The Temp House is a product of an eight month journey exploring the intersection between music and design. This project is heavily influenced by my love for attending live concerts, and my hate for terrible venue spaces. The overall goal was to create an intimate concert space setting in an unconventional way, enabling artist to carefully consider the space in which they are performing. By this, they are able to recontextualize their approach to sharing their music. The sole purpose is to encourage and improve how artists share their music in a live setting.
During these past couple of months i’ve immersed myself in various concert settings, taking note of my entire experience from beginning to end. I saw this project as an opportunity to address my own personal issues i’ve had with the lack of intimacy at the shows i’ve attended, accompanied by terrible venue experiences.
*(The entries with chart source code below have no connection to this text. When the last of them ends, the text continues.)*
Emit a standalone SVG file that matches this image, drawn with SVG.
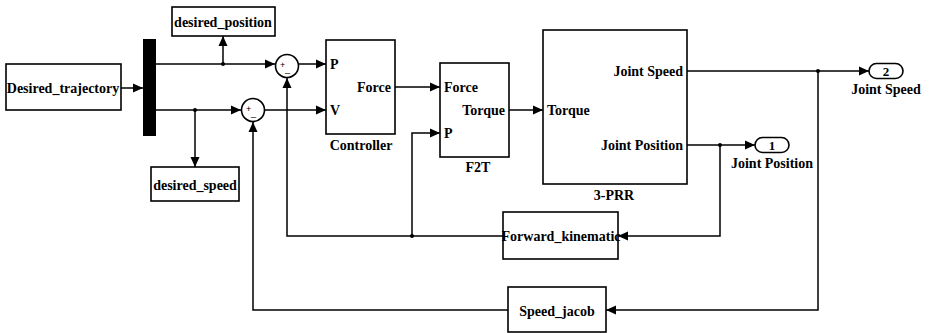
<svg xmlns="http://www.w3.org/2000/svg" width="929" height="333" viewBox="0 0 929 333">
<defs>
<marker id="ah" markerUnits="userSpaceOnUse" markerWidth="10" markerHeight="10" viewBox="0 0 10 10" refX="10" refY="5" orient="auto">
<path d="M0,0.5 L10,5 L0,9.5 Z" fill="#000"/>
</marker>
<style>
.box{fill:#fff;stroke:#000;stroke-width:1.6}
.bar{fill:#000;stroke:none}
.ln{fill:none;stroke:#000;stroke-width:1.5}
.ar{marker-end:url(#ah)}
.t{font-family:"Liberation Serif",serif;font-weight:bold;font-size:14px;fill:#000}
.n{font-size:13px}
.m{text-anchor:middle}
.e{text-anchor:end}
.s{font-family:"Liberation Sans",Arial,sans-serif;font-size:9px;fill:#000}
.dot{fill:#000}
</style>
</defs>
<rect width="929" height="333" fill="#fff"/>

<g id="connectors">
<path class="ln ar" d="M121,88 H143"/>
<path class="ln ar" d="M156,64 H275"/>
<path class="ln ar" d="M223,64 V36"/>
<path class="ln ar" d="M156,110 H241"/>
<path class="ln ar" d="M195,110 V167"/>
<path class="ln ar" d="M299,64 H326"/>
<path class="ln ar" d="M265,110 H326"/>
<path class="ln ar" d="M395,87 H440"/>
<path class="ln ar" d="M509,110 H543"/>
<path class="ln ar" d="M687,71 H869"/>
<path class="ln ar" d="M818,71 V310 H606"/>
<path class="ln ar" d="M687,145 H755"/>
<path class="ln ar" d="M720,145 V236 H618"/>
<path class="ln ar" d="M503,236 H287 V78"/>
<path class="ln ar" d="M412,236 V133 H440"/>
<path class="ln ar" d="M508,310 H253 V122"/>
<circle class="dot" cx="223" cy="64" r="2"/>
<circle class="dot" cx="195" cy="110" r="2"/>
<circle class="dot" cx="818" cy="71" r="2"/>
<circle class="dot" cx="720" cy="145" r="2"/>
<circle class="dot" cx="412" cy="236" r="2"/>
</g>

<g id="desired_trajectory">
<rect class="box" x="6" y="64" width="115" height="46"/>
<text class="t m" x="63" y="93">Desired_trajectory</text>
</g>

<g id="mux">
<rect class="bar" x="143" y="39" width="13" height="97"/>
</g>

<g id="desired_position">
<rect class="box" x="172" y="7" width="103" height="29"/>
<text class="t m" x="223" y="27">desired_position</text>
</g>

<g id="desired_speed">
<rect class="box" x="151" y="167" width="88" height="34"/>
<text class="t m" x="195" y="190">desired_speed</text>
</g>

<g id="sum1">
<circle class="box" cx="287" cy="66" r="11.5"/>
<text class="s" x="280" y="68">+</text>
<text class="s" x="285" y="72">_</text>
</g>

<g id="sum2">
<circle class="box" cx="253" cy="110" r="11.5"/>
<text class="s" x="246" y="112">+</text>
<text class="s" x="251" y="116">_</text>
</g>

<g id="controller">
<rect class="box" x="326" y="40" width="69" height="94"/>
<text class="t" x="330" y="69">P</text>
<text class="t" x="330" y="115">V</text>
<text class="t e" x="391" y="92">Force</text>
<text class="t m" x="361" y="150">Controller</text>
</g>

<g id="f2t">
<rect class="box" x="440" y="63" width="69" height="94"/>
<text class="t" x="444" y="92">Force</text>
<text class="t" x="444" y="138">P</text>
<text class="t e" x="505" y="115">Torque</text>
<text class="t m" x="478" y="172">F2T</text>
</g>

<g id="prr">
<rect class="box" x="543" y="30" width="144" height="154"/>
<text class="t" x="547" y="115">Torque</text>
<text class="t e" x="683" y="76">Joint Speed</text>
<text class="t e" x="683" y="150">Joint Position</text>
<text class="t m" x="614" y="200">3-PRR</text>
</g>

<g id="forward_kinematic">
<rect class="box" x="503" y="212" width="115" height="47"/>
<text class="t m" x="561" y="241">Forward_kinematic</text>
</g>

<g id="speed_jacob">
<rect class="box" x="508" y="287" width="98" height="45"/>
<text class="t m" x="557" y="316">Speed_jacob</text>
</g>

<g id="out1">
<rect class="box" x="755" y="137.5" width="34" height="15" rx="7.5"/>
<text class="t n m" x="772" y="149.5">1</text>
<text class="t m" x="772" y="168">Joint Position</text>
</g>

<g id="out2">
<rect class="box" x="869" y="63.5" width="34" height="15" rx="7.5"/>
<text class="t n m" x="886" y="75.5">2</text>
<text class="t m" x="886" y="94">Joint Speed</text>
</g>
</svg>
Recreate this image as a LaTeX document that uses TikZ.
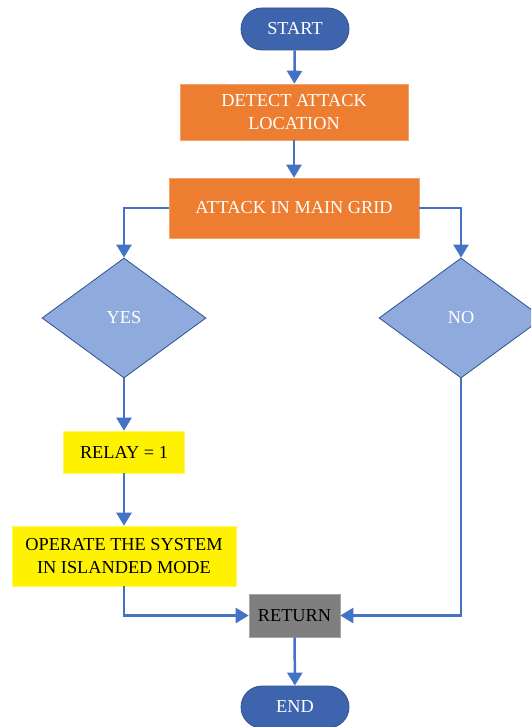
\documentclass[tikz,border=0pt]{standalone}
\usepackage{fontspec}
\setmainfont{Liberation Serif}
\usetikzlibrary{shapes.geometric,arrows.meta}
\definecolor{termblue}{HTML}{3E64AE}
\definecolor{darkline}{HTML}{2F528F}
\definecolor{diafill}{HTML}{8FAADC}
\definecolor{orng}{HTML}{ED7D31}
\definecolor{arrblue}{HTML}{4472C4}
\definecolor{grayfill}{HTML}{7F7F7F}
\tikzset{
  fnt/.style={font=\fontsize{18.3}{23.5}\selectfont},
  term/.style={draw=darkline, line width=0.8pt, fill=termblue, rounded corners=21pt,
    minimum width=108pt, minimum height=42pt, inner sep=0pt, text=white, fnt},
  obox/.style={draw=orng!70!white, line width=0.6pt, fill=orng, inner sep=0pt, text=white,
    fnt, align=center},
  ybox/.style={draw=yellow!60!white, line width=0.6pt, fill=yellow, inner sep=0pt, text=black,
    fnt, align=center},
  gbox/.style={draw=gray!70, line width=0.6pt, fill=grayfill, inner sep=0pt, text=black, fnt},
  dia/.style={diamond, draw=darkline, line width=0.8pt, fill=diafill, inner sep=0pt,
    minimum width=164pt, minimum height=120pt, text=white, fnt},
  conn/.style={draw=arrblue, line width=2.5pt},
  arr/.style={conn, -{Triangle[width=15pt,length=13pt]}},
}
\begin{document}
\begin{tikzpicture}[x=1pt,y=-1pt]
\useasboundingbox (0,0) rectangle (531,727);
\clip (0,0) rectangle (531,727);
\node[term] (start) at (295,29) {START};
\node[obox, minimum width=228pt, minimum height=56pt] (detect) at (294,112) {DETECT ATTACK\\LOCATION};
\node[obox, minimum width=250pt, minimum height=60pt] (attack) at (294,208) {ATTACK IN MAIN GRID};
\node[dia] (yes) at (124,318) {YES};
\node[dia] (no) at (461,318) {NO};
\node[ybox, minimum width=121pt, minimum height=42pt] (relay) at (124,452) {RELAY = 1};
\node[ybox, minimum width=224pt, minimum height=60pt] (oper) at (124,556) {OPERATE THE SYSTEM\\IN ISLANDED MODE};
\node[gbox, minimum width=91pt, minimum height=43pt] (ret) at (294.5,615.5) {RETURN};
\node[term] (end) at (295,707) {END};
\coordinate (jl) at (yes.north |- attack.west);
\coordinate (jr) at (no.north |- attack.east);
\coordinate (jo) at (oper.south |- ret.west);
\coordinate (jn) at (no.south |- ret.east);
\draw[arr] (start) -- (detect);
\draw[arr] (detect) -- (attack);
\draw[arr] (attack.west) -- (jl) -- (yes.north);
\draw[arr] (attack.east) -- (jr) -- (no.north);
\draw[arr] (yes.south) -- (relay.north);
\draw[arr] (relay.south) -- (oper.north);
\draw[arr] (oper.south) -- (jo) -- (ret.west);
\draw[arr] (no.south) -- (jn) -- (ret.east);
\draw[arr] (ret) -- (end);
\end{tikzpicture}
\end{document}
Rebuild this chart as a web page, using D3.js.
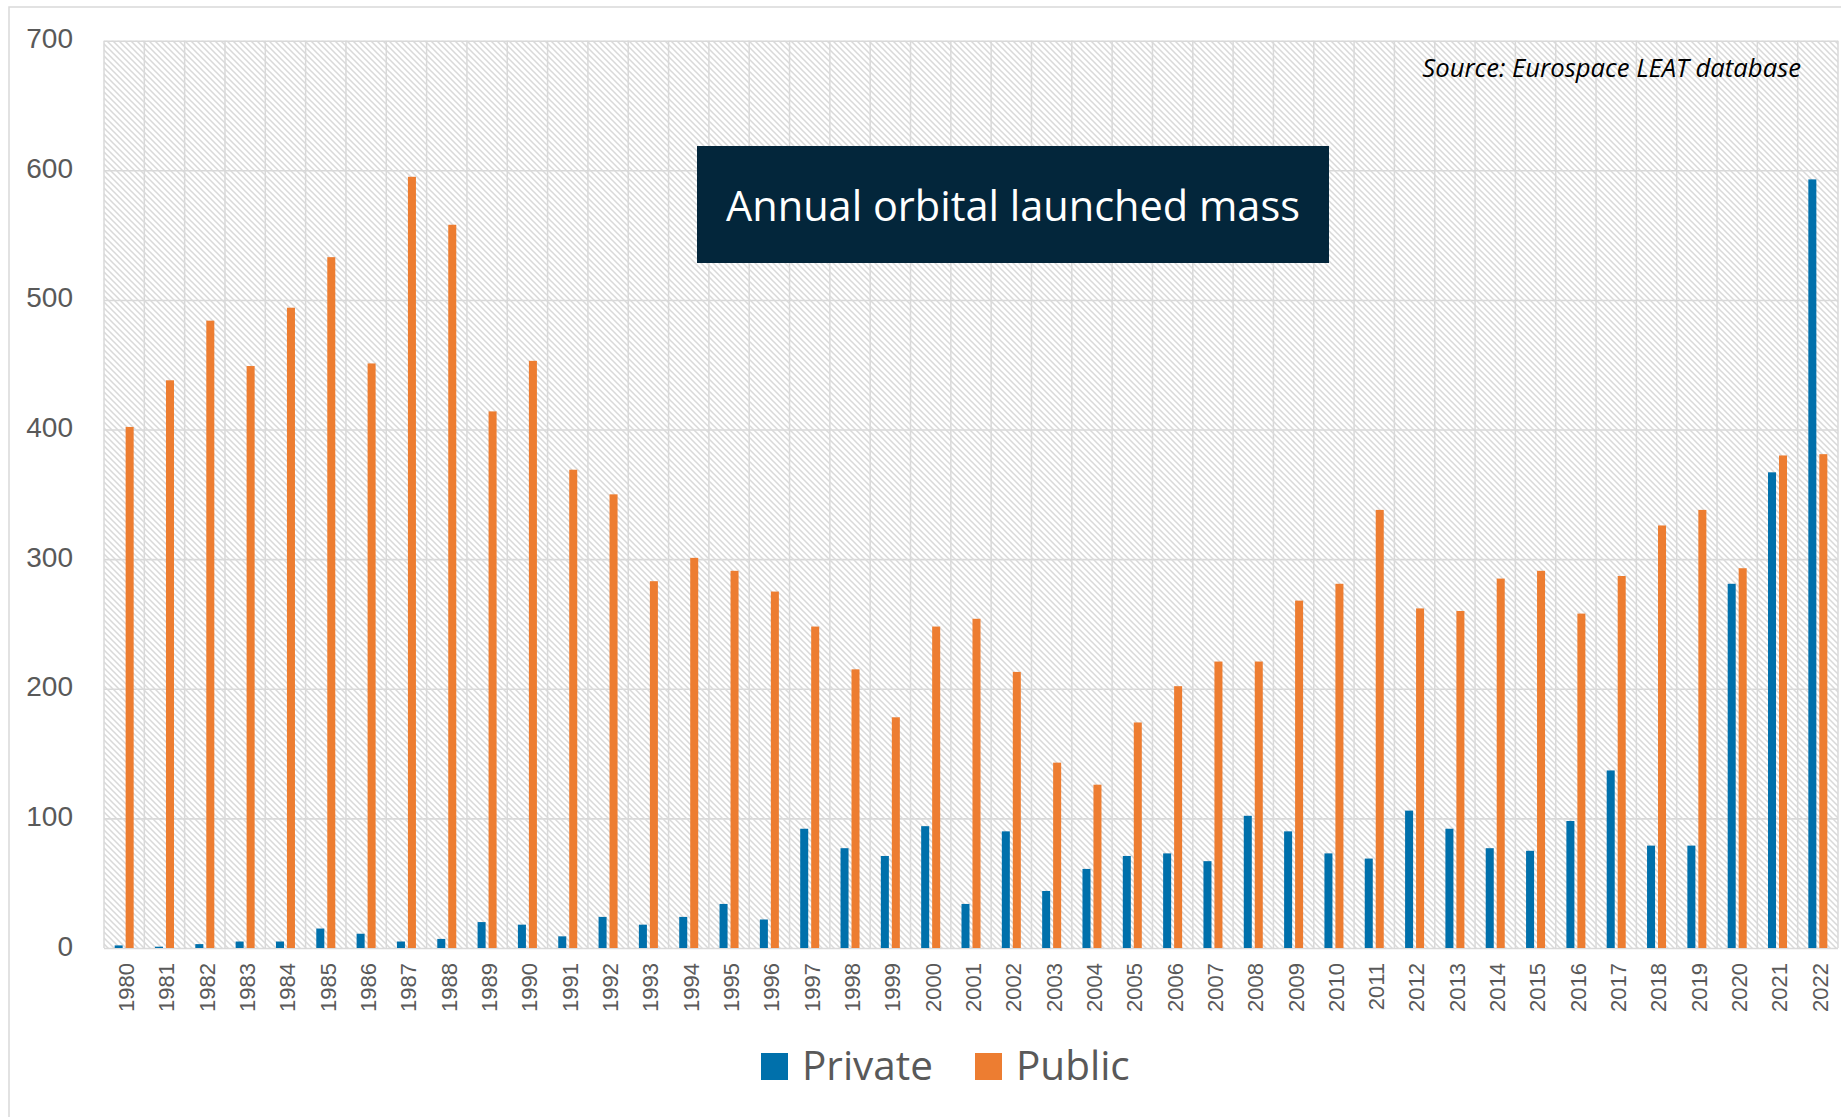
<!DOCTYPE html>
<html>
<head>
<meta charset="utf-8">
<script src="https://cdn.jsdelivr.net/npm/d3@7"></script>
<style>
  html, body { margin: 0; padding: 0; background: #fff; }
  svg { display: block; }
</style>
</head>
<body>
<svg id="chart" width="1841" height="1117"></svg>
<script>
// Launch years (categories)
const years = ["1980","1981","1982","1983","1984","1985","1986","1987","1988","1989",
  "1990","1991","1992","1993","1994","1995","1996","1997","1998","1999",
  "2000","2001","2002","2003","2004","2005","2006","2007","2008","2009",
  "2010","2011","2012","2013","2014","2015","2016","2017","2018","2019",
  "2020","2021","2022"];

// Mass launched to orbit each year, by customer type
const privateMass = [2,1,3,5,5,15,11,5,7,20,
  18,9,24,18,24,34,22,92,77,71,
  94,34,90,44,61,71,73,67,102,90,
  73,69,106,92,77,75,98,137,79,79,
  281,367,593];
const publicMass = [402,438,484,449,494,533,451,595,558,414,
  453,369,350,283,301,291,275,248,215,178,
  248,254,213,143,126,174,202,221,221,268,
  281,338,262,260,285,291,258,287,326,338,
  293,380,381];

const yTicks = [0,100,200,300,400,500,600,700];
const seriesNames = ["Private","Public"];
const seriesColors = ["#0070AB","#ED7D31"];
const seriesValues = [privateMass, publicMass];
const titleText = "Annual orbital launched mass";
const sourceText = "Source: Eurospace LEAT database";

const svg = d3.select("#chart");
const W = 1841, H = 1117;
const plot = { left: 104, right: 1838, top: 40.7, bottom: 948 };

// Hatched plot background
const defs = svg.append("defs");
const pat = defs.append("pattern")
  .attr("id", "hatch")
  .attr("patternUnits", "userSpaceOnUse")
  .attr("width", 6).attr("height", 6);
pat.append("rect").attr("width", 6).attr("height", 6).attr("fill", "#ffffff");
pat.append("path")
  .attr("d", "M-1,-1 L7,7 M-1,5 L1,7 M5,-1 L7,1")
  .attr("stroke", "#d9d9d9")
  .attr("stroke-width", 1.5);

// Outer chart frame
svg.append("rect")
  .attr("x", 9).attr("y", 7)
  .attr("width", W + 50).attr("height", H + 50)
  .attr("fill", "#ffffff")
  .attr("stroke", "#d9d9d9").attr("stroke-width", 1.5);

const x0 = d3.scaleBand().domain(years).range([plot.left, plot.right]).padding(0);
const bw = x0.bandwidth();
const x1 = d3.scaleBand().domain(seriesNames)
  .range([bw / 2 - 9.5, bw / 2 + 9.5])
  .paddingInner(0.27).paddingOuter(0);
const y = d3.scaleLinear().domain([0, 700]).range([plot.bottom, plot.top]);
const color = d3.scaleOrdinal().domain(seriesNames).range(seriesColors);

svg.append("rect")
  .attr("x", plot.left).attr("y", plot.top)
  .attr("width", plot.right - plot.left)
  .attr("height", plot.bottom - plot.top)
  .attr("fill", "url(#hatch)");

// Horizontal gridlines
svg.append("g")
  .attr("transform", `translate(${plot.left},0)`)
  .call(d3.axisLeft(y).tickValues(yTicks).tickSize(-(plot.right - plot.left)).tickFormat(""))
  .call(g => g.select(".domain").remove())
  .call(g => g.selectAll("line").attr("stroke", "#d9d9d9").attr("stroke-width", 1.6));

// Vertical gridlines on category boundaries
const bounds = years.map(d => x0(d)).concat([plot.right]);
svg.append("g").selectAll("line")
  .data(bounds)
  .join("line")
  .attr("x1", d => d).attr("x2", d => d)
  .attr("y1", plot.top).attr("y2", plot.bottom)
  .attr("stroke", "#d9d9d9").attr("stroke-width", 1.5);

// Y axis labels
svg.append("g")
  .attr("transform", `translate(${plot.left},0)`)
  .call(d3.axisLeft(y).tickValues(yTicks).tickSize(0).tickPadding(31))
  .call(g => g.select(".domain").remove())
  .call(g => g.selectAll("text")
    .attr("font-family", "'Liberation Sans', Arial, sans-serif")
    .attr("font-size", 28)
    .attr("fill", "#595959")
    .attr("dy", "0.25em"));

// X axis labels, rotated
svg.append("g")
  .attr("transform", `translate(0,${plot.bottom})`)
  .call(d3.axisBottom(x0).tickSize(0))
  .call(g => g.select(".domain").remove())
  .call(g => g.selectAll("text")
    .attr("font-family", "'Liberation Sans', Arial, sans-serif")
    .attr("font-size", 22)
    .attr("fill", "#595959")
    .attr("transform", "rotate(-90)")
    .attr("text-anchor", "end")
    .attr("x", -15).attr("y", 0)
    .attr("dy", "0.45em"));

// Bars
const groups = svg.append("g").selectAll("g")
  .data(years.map((yr, i) => ({ yr, vals: seriesNames.map((s, k) => ({ s, v: seriesValues[k][i] })) })))
  .join("g")
  .attr("transform", d => `translate(${x0(d.yr)},0)`);

groups.selectAll("rect")
  .data(d => d.vals)
  .join("rect")
  .attr("x", d => x1(d.s))
  .attr("width", x1.bandwidth())
  .attr("y", d => y(d.v))
  .attr("height", d => y(0) - y(d.v))
  .attr("fill", d => color(d.s));

function fitWidth(sel, target) {
  const fs = +sel.attr("font-size");
  const w = sel.node().getComputedTextLength();
  sel.attr("font-size", fs * target / w);
}

// Title box
svg.append("rect")
  .attr("x", 697).attr("y", 146)
  .attr("width", 632).attr("height", 117)
  .attr("fill", "#03263B");
const title = svg.append("text")
  .attr("x", 1013).attr("y", 220.5)
  .attr("text-anchor", "middle")
  .attr("font-family", "'Open Sans', sans-serif")
  .attr("font-size", 42)
  .attr("fill", "#ffffff")
  .text(titleText);
fitWidth(title, 574);

// Source note
const source = svg.append("text")
  .attr("x", 1801).attr("y", 76.5)
  .attr("text-anchor", "end")
  .attr("font-family", "'Open Sans', sans-serif")
  .attr("font-style", "italic")
  .attr("font-size", 25)
  .attr("fill", "#000000")
  .text(sourceText);
fitWidth(source, 379);

// Legend
const legendX = [761, 975];
const legend = svg.append("g").selectAll("g")
  .data(seriesNames)
  .join("g")
  .attr("transform", (d, i) => `translate(${legendX[i]},1053)`);
legend.append("rect")
  .attr("width", 27).attr("height", 27)
  .attr("fill", d => color(d));
const legendText = legend.append("text")
  .attr("x", 41).attr("y", 26.5)
  .attr("font-family", "'Open Sans', sans-serif")
  .attr("font-size", 40)
  .attr("fill", "#595959")
  .text(d => d);
{
  const first = d3.select(legendText.nodes()[0]);
  fitWidth(first, 131);
  legendText.attr("font-size", first.attr("font-size"));
}
</script>
</body>
</html>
I found that the most memorable concert experiences happened as a result of the viewer having a personal connection with the performer. However, this personal connection does not override the visual and auditory experience, but rather enhances it even further. In order to achieve this intimate connection the viewer needs to be able to enjoy the show from a comfortable setting. I used these factors as framework in my design process, considering every part of the experience to apply to my solution.
Drawing characteristics from modern architecture and modular housing, the Temp House foundation is built entirely with standard sized shipping containers. This allows the space to be modular, transportable, sustainable and more environmentally friendly. The space itself can be wherever the artist desires, giving them endless opportunities to enhance their performance. The interior has opportunities for various types of audio visual experiences. Common theatre objects such as spotlights may be installed, while the visual aspect can be achieved by projection mapping. The venue can also double as a gallery space suitable for installations, pop-up shows, or exhibitions.
Packaging this idea into tangible deliverables could have gone in many directions. I decided to go out of my comfort zone and build a 1:50 scale diorama out of birch plywood, with acrylic plastic as my exterior windows. The acrylic plastic also doubles as a mirror to assist with the motion graphic piece of this project. The light projection video is meant to present contexts in which you could utilize the interior space. Instead of having large screens, as some venues do, this space would rely solely on projections and spotlights. The two containers on the second level are rooms intended for audio/visual, technical, or recreational needs such as a green room. However, I believe that this layout is one of many potential ways the modular space could be built. Using containers gives endless opportunities for artists to design their own concert space to fit their needs.